The historian and professor Garrett Mattingly (1900-1962) was a student of 16th-century Europe who wrote the novel-like histories Catherine of Aragon and The Armada.

Born on May 6, 1900, in Washington, D.C., Garrett Mattingly was the son of Ida Garrett and Leonard Mattingly, a civil servant and industrialist. Young Mattingly attended elementary school in Washington until 1913, when his family moved to Kalamazoo, Michigan.

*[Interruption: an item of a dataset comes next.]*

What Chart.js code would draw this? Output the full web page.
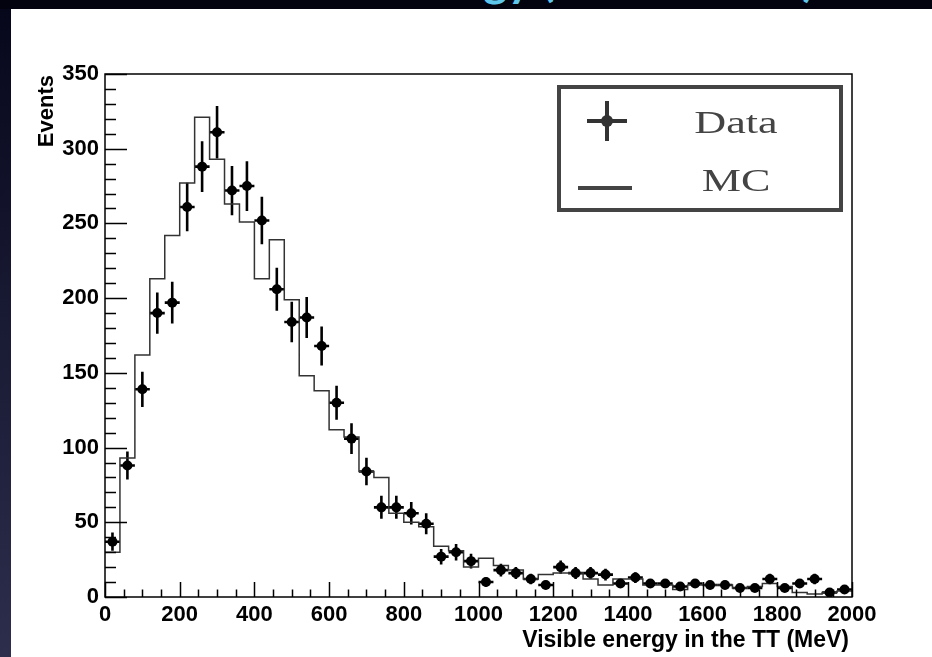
<!DOCTYPE html>
<html lang="en">
<head>
    <meta charset="UTF-8">
    <title>Visible energy in the TT</title>
    <script src="https://cdn.jsdelivr.net/npm/chart.js"></script>
    <style>
        html, body { margin: 0; padding: 0; width: 932px; height: 657px; overflow: hidden; background: #03030f; }
        .side { position: absolute; left: 0; top: 9px; width: 11px; height: 648px; background: linear-gradient(#07071c, #2c2e4c); }
        .panel { position: absolute; left: 11px; top: 9px; width: 921px; height: 648px; background: #fff; }
        .slide-title { position: absolute; right: 117px; top: -44px; font: bold 46px Lato, sans-serif; color: #5ec6ea; white-space: nowrap; line-height: 46px; }
        #plot { position: absolute; left: 0; top: 0; }
    </style>
</head>
<body>
    <div class="slide-title">Visible Energy (Data vs. MC)</div>
    <div class="side"></div>
    <div class="panel"></div>
    <canvas id="plot" width="932" height="657"></canvas>

    <script>
        // histogram binning: 50 bins of 40 MeV from 0 to 2000
        const binWidth = 40;
        const nBins = 50;

        // data points (events per bin) and their vertical errors
        const dataValues = [37, 88, 139, 190, 197, 261, 288, 311, 272, 275,
                            252, 206, 184, 187, 168, 130, 106, 84, 60, 60,
                            56, 49, 27, 30, 24, 10, 18, 16, 12, 8,
                            20, 16, 16, 15, 9, 13, 9, 9, 7, 9,
                            8, 8, 6, 6, 12, 6, 9, 12, 3, 5];
        const dataErrors = [6.1, 9.4, 11.8, 13.8, 14.0, 16.2, 17.0, 17.6, 16.5, 16.6,
                            15.9, 14.4, 13.6, 13.7, 13.0, 11.4, 10.3, 9.2, 7.7, 7.7,
                            7.5, 7.0, 5.2, 5.5, 4.9, 3.2, 4.2, 4.0, 3.5, 2.8,
                            4.5, 4.0, 4.0, 3.9, 3.0, 3.6, 3.0, 3.0, 2.6, 3.0,
                            2.8, 2.8, 2.4, 2.4, 3.5, 2.4, 3.0, 3.5, 1.7, 2.2];

        // MC histogram contents
        const mcValues = [30, 93, 162, 213, 242, 277, 321, 293, 263, 251,
                          213, 239, 199, 148, 138, 112, 107, 84, 80, 56,
                          50, 47, 34, 31, 20, 26, 21, 18, 12, 15,
                          16, 16, 12, 8, 12, 12, 8, 8, 5, 8,
                          8, 8, 6, 7, 9, 7, 3, 2, 3, 4];

        // axis tick labels
        const xTickValues = [0, 200, 400, 600, 800, 1000, 1200, 1400, 1600, 1800, 2000];
        const yTickValues = [0, 50, 100, 150, 200, 250, 300, 350];

        const dataPoints = dataValues.map((v, i) => ({ x: i * binWidth + binWidth / 2, y: v }));
        const mcPoints = mcValues.map((v, i) => ({ x: i * binWidth, y: v }));
        mcPoints.push({ x: nBins * binWidth, y: mcValues[nBins - 1] });

        const tickFont = { family: 'Liberation Sans', weight: 'bold', size: 22 };

        // ROOT-like frame, inward ticks, error bars, axis titles and legend box
        const rootStyle = {
            id: 'rootStyle',
            beforeDatasetsDraw(chart) {
                const { ctx, scales: { x, y } } = chart;
                ctx.save();
                ctx.strokeStyle = '#000';
                ctx.lineWidth = 2.6;
                dataPoints.forEach((p, i) => {
                    const px = x.getPixelForValue(p.x);
                    const py = y.getPixelForValue(p.y);
                    ctx.beginPath();
                    ctx.moveTo(x.getPixelForValue(p.x - binWidth / 2), py);
                    ctx.lineTo(x.getPixelForValue(p.x + binWidth / 2), py);
                    ctx.moveTo(px, y.getPixelForValue(p.y - dataErrors[i]));
                    ctx.lineTo(px, y.getPixelForValue(p.y + dataErrors[i]));
                    ctx.stroke();
                });
                ctx.restore();
            },
            afterDatasetsDraw(chart) {
                const { ctx, chartArea: a, scales: { x, y } } = chart;
                ctx.save();
                ctx.strokeStyle = '#000';
                ctx.lineWidth = 1.5;
                ctx.strokeRect(a.left, a.top, a.right - a.left, a.bottom - a.top);

                // x ticks (major every 200, minor every 50)
                ctx.beginPath();
                for (let v = 0; v <= 2000; v += 50) {
                    const px = Math.round(x.getPixelForValue(v)) + 0.5;
                    const len = v % 200 === 0 ? 15 : 7.5;
                    ctx.moveTo(px, a.bottom);
                    ctx.lineTo(px, a.bottom - len);
                }
                // y ticks (major every 50, minor every 10)
                for (let v = 0; v <= 350; v += 10) {
                    const py = Math.round(y.getPixelForValue(v)) + 0.5;
                    const len = v % 50 === 0 ? 22 : 11;
                    ctx.moveTo(a.left, py);
                    ctx.lineTo(a.left + len, py);
                }
                ctx.stroke();

                // axis titles
                ctx.fillStyle = '#000';
                ctx.font = 'bold 23px "Liberation Sans"';
                ctx.textAlign = 'right';
                ctx.textBaseline = 'alphabetic';
                ctx.fillText('Visible energy in the TT (MeV)', a.right - 3, 647);

                ctx.save();
                ctx.translate(53, 75);
                ctx.rotate(-Math.PI / 2);
                ctx.font = 'bold 22px "Liberation Sans"';
                ctx.fillText('Events', 0, 0);
                ctx.restore();

                // legend box
                ctx.strokeStyle = '#444';
                ctx.lineWidth = 4;
                ctx.strokeRect(559, 87, 282, 123);

                ctx.strokeStyle = '#333';
                ctx.beginPath();
                ctx.moveTo(587, 121); ctx.lineTo(627, 121);
                ctx.moveTo(607, 101); ctx.lineTo(607, 141);
                ctx.stroke();
                ctx.fillStyle = '#333';
                ctx.beginPath();
                ctx.arc(607, 121, 6, 0, Math.PI * 2);
                ctx.fill();

                ctx.strokeStyle = '#444';
                ctx.beginPath();
                ctx.moveTo(578, 188); ctx.lineTo(632, 188);
                ctx.stroke();

                ctx.fillStyle = '#444';
                ctx.font = '32px "Liberation Serif"';
                ctx.textAlign = 'center';
                ctx.textBaseline = 'middle';
                [['Data', 125], ['MC', 183]].forEach(([t, ty]) => {
                    ctx.save();
                    ctx.translate(736, ty);
                    ctx.scale(1.38, 1);
                    ctx.fillText(t, 0, 0);
                    ctx.restore();
                });
                ctx.restore();
            }
        };

        new Chart(document.getElementById('plot'), {
            type: 'scatter',
            data: {
                datasets: [
                    {
                        label: 'Data',
                        data: dataPoints,
                        pointRadius: 5,
                        pointBackgroundColor: '#000',
                        pointBorderWidth: 0,
                        showLine: false,
                        order: 0
                    },
                    {
                        label: 'MC',
                        type: 'line',
                        data: mcPoints,
                        stepped: 'before',
                        borderColor: '#333',
                        borderWidth: 1.5,
                        pointRadius: 0,
                        fill: false,
                        order: 1
                    }
                ]
            },
            options: {
                responsive: false,
                animation: false,
                layout: { padding: { top: 74, right: 80, left: 0, bottom: 0 } },
                plugins: { legend: { display: false }, tooltip: { enabled: false } },
                scales: {
                    x: {
                        type: 'linear', min: 0, max: 2000,
                        afterBuildTicks: s => { s.ticks = xTickValues.map(v => ({ value: v })); },
                        afterFit: s => { s.height = 60; },
                        grid: { display: false, drawTicks: false },
                        border: { display: false },
                        ticks: { font: tickFont, color: '#000', padding: 5, maxRotation: 0, autoSkip: false, callback: v => String(v) }
                    },
                    y: {
                        type: 'linear', min: 0, max: 350,
                        afterBuildTicks: s => { s.ticks = yTickValues.map(v => ({ value: v })); },
                        afterFit: s => { s.width = 105; },
                        grid: { display: false, drawTicks: false },
                        border: { display: false },
                        ticks: { font: tickFont, color: '#000', padding: 6, autoSkip: false, callback: v => String(v) }
                    }
                }
            },
            plugins: [rootStyle]
        });
    </script>
</body>
</html>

Here he enrolled as a student at the local public high school and graduated in 1918.

After graduation he enlisted in the Army and served with the 43d Infantry Division until 1919. In that year he entered Harvard University, where he majored in 16th-century literature and history and from which he received all three of his degrees: a B.A. in 1923, an M.A. in 1926, and a Ph.D. in 1935. At Harvard he studied European diplomatic history under the direction of the distinguished historian of 16th-and 17th-century Spain, Roger Bigelow Merriman, who, Mattingly once said, "taught me whatever I know of my craft." Mattingly was an outstanding student who published an article on Shakespeare, was elected to Phi Beta Kappa, and, in 1922, while still an undergraduate, received a Sheldon Travelling Fellowship which enabled him to spend a year studying in France and Italy. Even at this stage of his life Mattingly's interests were eclectic—in addition to his historical studies he wrote poetry, began a novel, and served as a stringer for several French and Italian newspapers.